>> START Given entries

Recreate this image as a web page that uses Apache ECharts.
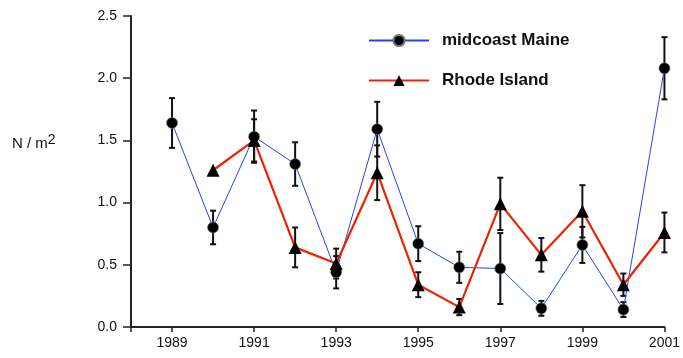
<!DOCTYPE html>
<html>
<head>
<meta charset="utf-8">
<script src="https://cdn.jsdelivr.net/npm/echarts@6/dist/echarts.min.js"></script>
<style>
  html, body { margin: 0; padding: 0; background: #fff; }
  #chart { width: 683px; height: 358px; }
</style>
</head>
<body>
<div id="chart"></div>
<script>
// data
var maineYears = [1989, 1990, 1991, 1992, 1993, 1994, 1995, 1996, 1997, 1998, 1999, 2000, 2001];
var maineVals  = [1.64, 0.80, 1.53, 1.31, 0.44, 1.59, 0.67, 0.48, 0.47, 0.15, 0.66, 0.14, 2.08];
var maineErr   = [0.20, 0.135, 0.21, 0.175, 0.13, 0.22, 0.14, 0.125, 0.285, 0.06, 0.145, 0.06, 0.25];

var rhodeYears = [1990, 1991, 1992, 1993, 1994, 1995, 1996, 1997, 1998, 1999, 2000, 2001];
var rhodeVals  = [1.26, 1.50, 0.64, 0.51, 1.24, 0.34, 0.16, 0.99, 0.58, 0.93, 0.34, 0.76];
var rhodeErr   = [0, 0.17, 0.16, 0.12, 0.22, 0.10, 0.065, 0.21, 0.135, 0.21, 0.09, 0.16];

var xTickYears  = [1988, 1989, 1991, 1993, 1995, 1997, 1999, 2001];
var xLabelYears = [1989, 1991, 1993, 1995, 1997, 1999, 2001];

var fontName = 'Liberation Sans, Arial, Helvetica, sans-serif';

function pairs(xs, ys) {
  return xs.map(function (x, i) { return [x, ys[i]]; });
}
function errData(xs, ys, es) {
  var out = [];
  xs.forEach(function (x, i) {
    if (es[i] > 0) out.push([x, ys[i] - es[i], ys[i] + es[i]]);
  });
  return out;
}

// error bar with caps
function renderErr(params, api) {
  var lo = api.coord([api.value(0), api.value(1)]);
  var hi = api.coord([api.value(0), api.value(2)]);
  var cap = 3;
  var st = { stroke: '#111', lineWidth: 2 };
  return {
    type: 'group',
    children: [
      { type: 'line', shape: { x1: lo[0], y1: lo[1], x2: hi[0], y2: hi[1] }, style: st },
      { type: 'line', shape: { x1: lo[0] - cap, y1: lo[1], x2: lo[0] + cap, y2: lo[1] }, style: st },
      { type: 'line', shape: { x1: hi[0] - cap, y1: hi[1], x2: hi[0] + cap, y2: hi[1] }, style: st }
    ]
  };
}

var chart = echarts.init(document.getElementById('chart'));
var option = {
  backgroundColor: '#fff',
  animation: false,
  grid: { left: 131, right: 17, top: 16, bottom: 31, containLabel: false },
  legend: {
    orient: 'vertical',
    left: 363,
    top: 27,
    itemWidth: 60,
    itemHeight: 14,
    itemGap: 23,
    data: ['midcoast Maine', 'Rhode Island'],
    textStyle: { fontFamily: fontName, fontSize: 17, fontWeight: 'bold', color: '#111', padding: [0, 0, 0, 8] }
  },
  graphic: [{
    type: 'text',
    left: 12,
    top: 133,
    style: {
      text: 'N / m{sup|2}',
      font: '15px ' + fontName,
      fill: '#111',
      rich: { sup: { fontSize: 14, verticalAlign: 'top', padding: [0, 0, 7, 0], fontFamily: fontName } }
    }
  }],
  xAxis: {
    type: 'value',
    min: 1988,
    max: 2001,
    splitLine: { show: false },
    axisLine: { lineStyle: { color: '#222', width: 2 } },
    axisTick: { show: true, length: 5, lineStyle: { color: '#222', width: 1.5 }, customValues: xTickYears },
    axisLabel: {
      customValues: xLabelYears, color: '#111', fontSize: 14, fontFamily: fontName, margin: 9,
      formatter: function (v) { return String(v); }
    }
  },
  yAxis: {
    type: 'value',
    min: 0,
    max: 2.5,
    interval: 0.5,
    splitLine: { show: false },
    axisLine: { show: true, lineStyle: { color: '#222', width: 2 } },
    axisTick: { show: true, length: 8, lineStyle: { color: '#222', width: 1.5 } },
    axisLabel: {
      color: '#111', fontSize: 14, fontFamily: fontName, margin: 14,
      formatter: function (v) { return v.toFixed(1); }
    }
  },
  series: [
    {
      name: 'midcoast Maine',
      type: 'line',
      data: pairs(maineYears, maineVals),
      symbol: 'circle',
      symbolSize: 11,
      itemStyle: { color: '#000', borderColor: '#777', borderWidth: 0.6 },
      lineStyle: { color: '#2244ee', width: 1 },
      z: 3
    },
    {
      name: 'Rhode Island',
      type: 'line',
      data: pairs(rhodeYears, rhodeVals),
      symbol: 'triangle',
      symbolSize: 13,
      itemStyle: { color: '#000' },
      lineStyle: { color: '#ee2200', width: 2.2 },
      z: 4
    },
    {
      type: 'custom',
      renderItem: renderErr,
      data: errData(maineYears, maineVals, maineErr),
      encode: { x: 0, y: [1, 2] },
      z: 2
    },
    {
      type: 'custom',
      renderItem: renderErr,
      data: errData(rhodeYears, rhodeVals, rhodeErr),
      encode: { x: 0, y: [1, 2] },
      z: 2
    }
  ]
};
chart.setOption(option);
</script>
</body>
</html>
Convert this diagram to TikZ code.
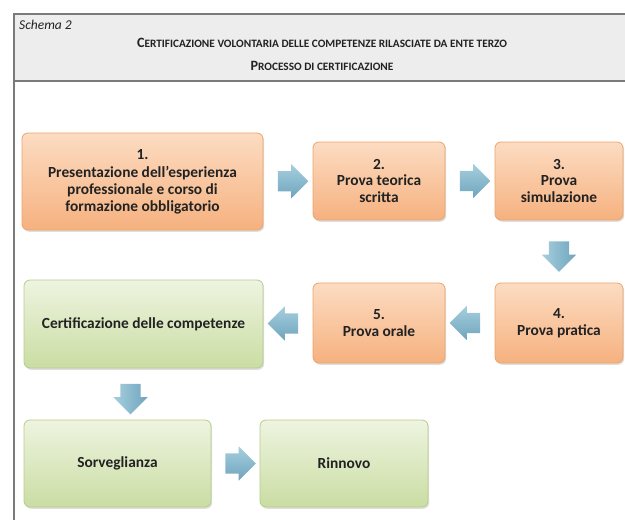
\documentclass[tikz,border=0pt]{standalone}
\usepackage{fontspec}
\setmainfont{Carlito}
\usetikzlibrary{shapes.arrows,shadows,calc}
\definecolor{oTop}{HTML}{FCDCC2}
\definecolor{oBot}{HTML}{F6B17F}
\definecolor{oLine}{HTML}{E9A46C}
\definecolor{gTop}{HTML}{EEF4E0}
\definecolor{gBot}{HTML}{CADDA3}
\definecolor{gLine}{HTML}{B7CC8C}
\definecolor{aTop}{HTML}{A6CFDE}
\definecolor{aBot}{HTML}{6FA4BD}
\definecolor{hdr}{HTML}{EDEDED}
\definecolor{frameC}{HTML}{7A7A7A}
\definecolor{txt}{HTML}{222222}
\newcommand\fsc[2]{{\fontsize{14.2}{16}\selectfont #1}{\fontsize{11.3}{13}\selectfont #2}}
\tikzset{
  boxbase/.style={rounded corners=6pt, line width=0.8pt, align=center, text=txt,
    font=\bfseries\fontsize{15.4}{16.8}\selectfont, inner sep=2pt,
    drop shadow={opacity=0.25, shadow xshift=1.2pt, shadow yshift=-1.8pt}},
  obox/.style={boxbase, draw=oLine, top color=oTop, bottom color=oBot},
  gbox/.style={boxbase, draw=gLine, top color=gTop, bottom color=gBot},
  barrow/.style={single arrow, inner sep=10pt, minimum height=30pt, minimum width=34pt,
    single arrow head extend=7pt, single arrow head indent=0pt,
    top color=aTop, bottom color=aBot, draw=none},
}
\begin{document}
\begin{tikzpicture}[x=1pt,y=-1pt]
\useasboundingbox (0,0) rectangle (625,520);
% frame and header
\fill[hdr] (14,14) rectangle (640,81);
\draw[frameC, line width=1.6pt] (640,14) -- (14,14) -- (14,520);
\draw[frameC, line width=1.6pt] (14,81) -- (640,81);
\node[font=\itshape\fontsize{13.5}{15}\selectfont, text=txt, anchor=west, inner sep=0pt] (schema) at (19,25) {Schema 2};
\node[font=\bfseries, text=txt, inner sep=0pt] (title) at (322,43) {\fsc{C}{ERTIFICAZIONE VOLONTARIA DELLE COMPETENZE RILASCIATE DA ENTE TERZO}};
\node[font=\bfseries, text=txt, inner sep=0pt] (sub) at (322,66) {\fsc{P}{ROCESSO DI CERTIFICAZIONE}};
% boxes
\node[obox, minimum width=241pt, minimum height=97pt] (b1) at (142.5,181.5)
  {1.\\[2pt]Presentazione dell'esperienza\\professionale e corso di\\formazione obbligatorio};
\node[obox, minimum width=132pt, minimum height=78pt] (b2) at (379,181) {2.\\Prova teorica\\scritta};
\node[obox, minimum width=128pt, minimum height=78pt] (b3) at (559,181) {3.\\Prova\\simulazione};
\node[obox, minimum width=128pt, minimum height=80pt] (b4) at (559,323) {4.\\Prova pratica};
\node[obox, minimum width=132pt, minimum height=80pt] (b5) at (379,323) {5.\\Prova orale};
\node[gbox, minimum width=239pt, minimum height=88pt] (cert) at (143.5,324) {Certificazione delle competenze};
\node[gbox, minimum width=187pt, minimum height=87pt] (sorv) at (117.5,463.5) {Sorveglianza};
\node[gbox, minimum width=168pt, minimum height=87pt] (rinn) at (344,463.5) {Rinnovo};
% block arrows
\node[barrow] (a12) at ($(b1.east)!0.5!(b2.west)$) {};
\node[barrow] (a23) at ($(b2.east)!0.5!(b3.west)$) {};
\node[barrow, shape border rotate=270, left color=aTop, right color=aBot] (a34) at ($(b3.south)!0.5!(b4.north)$) {};
\node[barrow, shape border rotate=180] (a45) at ($(b4.west)!0.5!(b5.east)$) {};
\node[barrow, shape border rotate=180] (a5c) at ($(b5.west)!0.5!(cert.east)$) {};
\node[barrow, shape border rotate=270, left color=aTop, right color=aBot] (acs) at ($(cert.south)!0.5!(sorv.north)$) {};
\node[barrow] (asr) at ($(sorv.east)!0.5!(rinn.west)$) {};
\end{tikzpicture}
\end{document}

>> END Given entries

Repeat only the lines from the beginning of the material through the line containing "0.145, 0.06, 0.25];", both ends kept, leaving pictures out.

Recreate this image as a web page that uses Apache ECharts.
<!DOCTYPE html>
<html>
<head>
<meta charset="utf-8">
<script src="https://cdn.jsdelivr.net/npm/echarts@6/dist/echarts.min.js"></script>
<style>
  html, body { margin: 0; padding: 0; background: #fff; }
  #chart { width: 683px; height: 358px; }
</style>
</head>
<body>
<div id="chart"></div>
<script>
// data
var maineYears = [1989, 1990, 1991, 1992, 1993, 1994, 1995, 1996, 1997, 1998, 1999, 2000, 2001];
var maineVals  = [1.64, 0.80, 1.53, 1.31, 0.44, 1.59, 0.67, 0.48, 0.47, 0.15, 0.66, 0.14, 2.08];
var maineErr   = [0.20, 0.135, 0.21, 0.175, 0.13, 0.22, 0.14, 0.125, 0.285, 0.06, 0.145, 0.06, 0.25];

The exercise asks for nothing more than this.